【事例1】登記名義人18名の多数共有地を認可地縁団体制度を利用し整理した事例

概要

エリア埼玉県幸手市
地目墓地1筆、宅地1筆
権利関係登記名義人18名の多数共有地(表題部登記のみ)
対応策認可地縁団体制度(地方自治法260条の2)
所要期間約1年半(地権者との協議開始から用地取得契約まで)
出典用地ジャーナル2020年2月号4頁以下

 

弁護士コメント

 こういった多数の共有者が存在するケースで、まず検討すべきは、その共有地が狭義の共有地と総有地のいずれに該当するかという点です。

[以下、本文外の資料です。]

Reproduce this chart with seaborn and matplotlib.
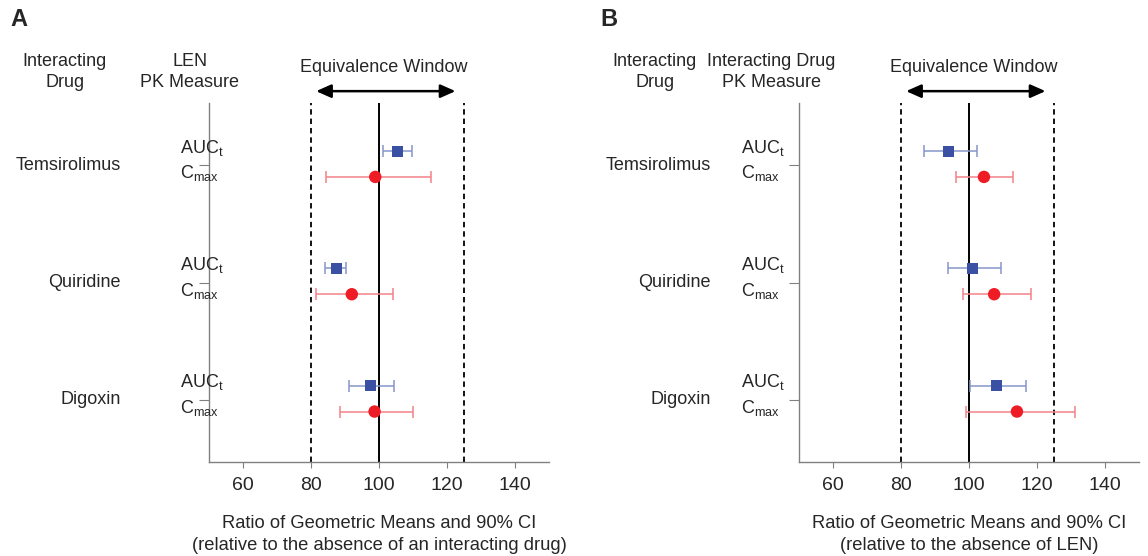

 いずれに該当するかによって執るべき手続が変わるため、この点の評価を誤らないように慎重な検討が必要です。

 その上で、難しいのは狭義の共有か総有かを判断することが容易ではない点です。一般的に次のような違いがありますが、具体的なケースを見ると曖昧な場合も少なくありません。

共有地入会地
資格共有者の居住地は関係がない。
一世帯で複数の者が共有権を有する場合も。
共有者数はそれほど多くない。
一定の地域(集落)に居住する世帯主に限定。
例外的に地域外の者が権利を有することも。
登記登記上の所有者と共有者は原則として一致登記上の所有者と入会権者は一致しないことが多い。
持分必ず明確な持分がある。持分が明確に意識されていない場合と
明確に意識されている場合とがある。
失権居住地とは関係ない。部落を去ると権利がなくなる。
一切の権利がなくなる場合もあれば、
立木所有権などの権利が残る場合も。
譲渡自由権利の譲渡売買は制限される。
(全面禁止、共有者間は自由、部落内居住者はOK等)
収益共有者間で個人に配分するのが原則。集落などの共益費に充てる場合と、
入会権者間に個人的に配分する場合もある。
分割いつでも個人で分割を請求することができる。全員の合意によらない限り分割できない。
相続相続人全員が相続権を持つ。世帯の跡取りだけが承継
相続の対象とならないことが原則
【出典】武井正臣他編著「林野入会権 その整備と課題」(一粒社)53頁

 上記のケースでは、総有地と整理し、認可地縁団体制度を利用しているようですが、どのような事実関係に基づいて総有と判断したかは不明です(認可地縁団体制度を利用したいから総有と判断したというのは論理が転倒しており、そういったケースでは、将来、権利関係が争われるリスクが残ります。)。

 なお、総有であると判断した場合であっても、当然に、認可地縁団体制度を利用できるわけではなく、いくつか注意が必要な点があります。

 まず、総有地の中でも、いわゆる入会林野と呼ばれる入会地には認可地縁団体制度が利用できないという点です(自治省行政局行政課理事官「地方自治法の一部を改正する法律等の施行について」(平成3年4月2日各都道府県関係課長宛事務連絡))。仮に市町村がこの点を看過して認可を行っても、将来、契約の有効性が争われる可能性があります。地目が山林、原野、保安林などになっている場合は要注意です。

 また、認可地縁団体は、いわゆる非営利団体ですので、土地の代金を受け取った後にそれを構成員に配当するということができません。仮に配当目的で認可地縁団体の認可を得ている場合、認可が取り消されるおそれもあります(地縁団体研究会編「自治会、町内会等法人化の手引(第2次改訂版)」86頁参照)。

 その他認可地縁団体制度の要件を満たすかが問題になりますが、この点は市役所の担当部署と協議を行ったようで要件の充足性が認められたようです。

 最後に実務上の留意点として、認可地縁団体の手続は団体の構成員となる住民の方々が主体的に動く必要があります。買取を希望する事業者側としては、この手続を迅速に進めてくれるよう地域住民の方々にお願いすることになりますが、それ相応のメリットを提示できるかがキーポイントになります。